= Borders of Guatemala =

The borders of Guatemala are the international borders which it shares with four nations:

- Mexico
- Honduras
- Belize
- El Salvador

Over its history Guatemala has been the subject of a number of territorial disputes with its neighbours, stemming in large part from the absence of any definition of its borders prior to independence. Guatemala is situated in the central area of Central America. In more densely populated regions along the borders there are fences to prevent illegal immigration. Areas close to Guatemalan borders experience high rates of crime. The Central American area, notably the Guatemalan border area, is listed as one of the world's most dangerous places.

==Guatemala-Mexico Border==

For nearly 60 years following Guatemalan independence the Guatemalan-Mexican border was the subject of a territorial dispute between the two countries.

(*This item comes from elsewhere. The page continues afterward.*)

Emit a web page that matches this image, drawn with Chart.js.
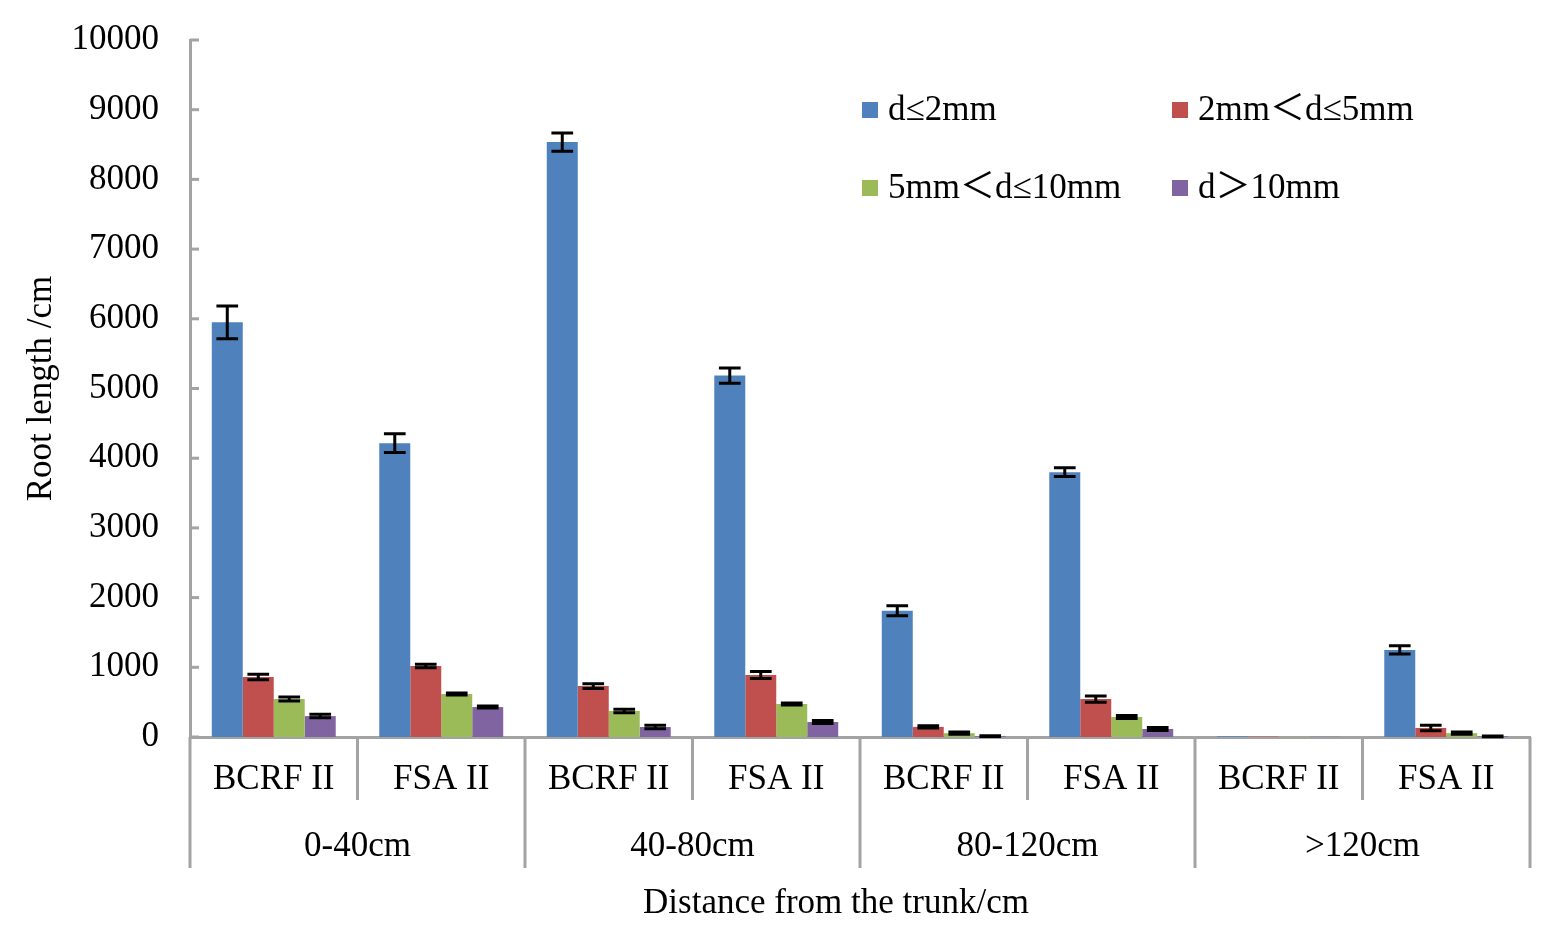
<!DOCTYPE html>
<html>
<head>
<meta charset="utf-8">
<script src="https://cdn.jsdelivr.net/npm/chart.js@4"></script>
<style>
  body { margin: 0; background: #fff; }
  .wrap { width: 1559px; height: 942px; position: relative; }
</style>
</head>
<body>
<div class="wrap"><canvas id="rootChart"></canvas></div>
<script>
// Data

const sites = ["BCRF II", "FSA II", "BCRF II", "FSA II", "BCRF II", "FSA II", "BCRF II", "FSA II"];
const distances = ["0-40cm", "40-80cm", "80-120cm", ">120cm"];
const seriesNames = ["d≤2mm", "2mm＜d≤5mm", "5mm＜d≤10mm", "d＞10mm"];
const seriesColors = ["#4F81BD", "#C0504D", "#9BBB59", "#8064A2"];

const fine = [5950, 4215, 8535, 5185, 1810, 3800, 10, 1250];
const small = [860, 1018, 730, 890, 145, 545, 6, 130];
const medium = [545, 617, 373, 473, 55, 287, 4, 55];
const large = [300, 430, 143, 215, 12, 115, 3, 10];

const fineErr = [235, 135, 130, 108, 72, 62, 0, 58];
const smallErr = [40, 25, 35, 50, 15, 45, 0, 40];
const mediumErr = [30, 15, 25, 15, 15, 20, 0, 15];
const largeErr = [25, 15, 25, 20, 5, 20, 0, 5];

const yTicks = [0, 1000, 2000, 3000, 4000, 5000, 6000, 7000, 8000, 9000, 10000];

const values = [fine, small, medium, large];
const errors = [fineErr, smallErr, mediumErr, largeErr];

const FONT = "'Liberation Serif', 'Times New Roman', 'Noto Sans CJK SC', serif";
const AXIS_GREY = "#a3a3a3";

// Plugins

const errorBars = {
    id: "errorBars",
    afterDatasetsDraw(chart) {
        const ctx = chart.ctx;
        const y = chart.scales.y;
        ctx.save();
        ctx.strokeStyle = "#000";
        ctx.lineWidth = 3;
        chart.data.datasets.forEach((ds, di) => {
            const meta = chart.getDatasetMeta(di);
            meta.data.forEach((bar, i) => {
                const e = errors[di][i];
                if (!e) return;
                const v = ds.data[i];
                const top = y.getPixelForValue(v + e);
                const bottom = y.getPixelForValue(Math.max(v - e, 0));
                const half = bar.width * 0.35;
                ctx.beginPath();
                ctx.moveTo(bar.x, top);
                ctx.lineTo(bar.x, bottom);
                ctx.moveTo(bar.x - half, top);
                ctx.lineTo(bar.x + half, top);
                ctx.moveTo(bar.x - half, bottom);
                ctx.lineTo(bar.x + half, bottom);
                ctx.stroke();
            });
        });
        ctx.restore();
    }
};

const axisDecor = {
    id: "axisDecor",
    afterDraw(chart) {
        const ctx = chart.ctx;
        const x = chart.scales.x;
        const y = chart.scales.y;
        const area = chart.chartArea;
        ctx.save();
        ctx.strokeStyle = AXIS_GREY;
        ctx.lineWidth = 3;

        // inside tick marks on the y axis
        y.ticks.forEach((t) => {
            const py = y.getPixelForValue(t.value);
            ctx.beginPath();
            ctx.moveTo(area.left, py);
            ctx.lineTo(area.left + 9, py);
            ctx.stroke();
        });

        // category separators
        const edges = [area.left];
        for (let i = 0; i < sites.length - 1; i++) {
            edges.push((x.getPixelForValue(i) + x.getPixelForValue(i + 1)) / 2);
        }
        edges.push(area.right);
        edges.forEach((ex, i) => {
            const len = i % 2 === 0 ? 131 : 63;
            ctx.beginPath();
            ctx.moveTo(ex, area.bottom);
            ctx.lineTo(ex, area.bottom + len);
            ctx.stroke();
        });

        // distance group labels
        ctx.fillStyle = "#000";
        ctx.font = "35px " + FONT;
        ctx.textAlign = "center";
        ctx.textBaseline = "middle";
        distances.forEach((d, g) => {
            const cx = (edges[g * 2] + edges[g * 2 + 2]) / 2;
            ctx.fillText(d, cx, area.bottom + 110);
        });

        // x axis title
        ctx.fillText("Distance from the trunk/cm", 836, 904);

        // legend (2 x 2 inside plot)
        const cols = [862, 1172];
        const rows = [110, 188];
        ctx.textAlign = "left";
        chart.data.datasets.forEach((ds, di) => {
            const lx = cols[di % 2];
            const ly = rows[Math.floor(di / 2)];
            ctx.fillStyle = ds.backgroundColor;
            ctx.fillRect(lx, ly - 8, 16, 16);
            ctx.fillStyle = "#000";
            ctx.fillText(ds.label, lx + 26, ly + 1);
        });
        ctx.restore();
    }
};

// Chart

const ctx = document.getElementById("rootChart");

const chart = new Chart(ctx, {
    type: "bar",
    data: {
        labels: sites,
        datasets: seriesNames.map((name, i) => ({
            label: name,
            data: values[i],
            backgroundColor: seriesColors[i],
            borderWidth: 0,
            categoryPercentage: 0.74,
            barPercentage: 1,
        })),
    },
    options: {
        responsive: true,
        maintainAspectRatio: false,
        animation: false,
        layout: {
            padding: { left: 0, right: 29, top: 40, bottom: 14 },
        },
        plugins: {
            legend: { display: false },
            tooltip: { enabled: false },
        },
        scales: {
            x: {
                grid: { display: false, drawTicks: false },
                border: { color: AXIS_GREY, width: 3 },
                ticks: {
                    color: "#000",
                    font: { family: FONT, size: 35 },
                    padding: 22,
                    maxRotation: 0,
                    autoSkip: false,
                },
                afterFit(scale) {
                    scale.height = 191;
                },
            },
            y: {
                min: 0,
                max: 10000,
                grid: { display: false, drawTicks: false },
                border: { color: AXIS_GREY, width: 3 },
                afterBuildTicks(scale) {
                    scale.ticks = yTicks.map((v) => ({ value: v }));
                },
                ticks: {
                    color: "#000",
                    font: { family: FONT, size: 35 },
                    padding: 31,
                    callback: (v) => String(v),
                },
                title: {
                    display: true,
                    text: "Root length /cm",
                    color: "#000",
                    font: { family: FONT, size: 35 },
                    padding: { top: 21, bottom: 0 },
                },
                afterFit(scale) {
                    scale.width = 190;
                    scale.paddingTop = 0;
                    scale.paddingBottom = 0;
                },
            },
        },
    },
    plugins: [errorBars, axisDecor],
});
</script>
</body>
</html>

Particularly, Guatemala claimed Chiapas (especially Soconusco within that state). This dispute was settled in 1882 by an agreement between the two countries following negotiations in New York.

In 1958, a brief conflict erupted between the two countries as a result of illegal border crossings. The Guatemala-Mexico border is also an important way-station on the route for migrants fleeing Central America and heading towards the United States.

==Guatemala-Honduras Border==

The Guatemala-Honduras border was the subject of a territorial dispute from Guatemalan independence. In 1930, an agreement was signed between the two countries in Washington to settle their dispute through arbitration. The dispute was finally settled through a unanimous award in 1933.

==Guatemala-Belize dispute==

Belize and Guatemala have had a long running border dispute, with Guatemala claiming all of Belize's territory.

==Guatemala-El Salvador border==

During the civil war in El Salvador, the Guatemalan government was primarily concerned with the risk of conflict and instability spilling over the border between the two countries. This was due to the flight of refugees from the conflict over the border into Guatemala.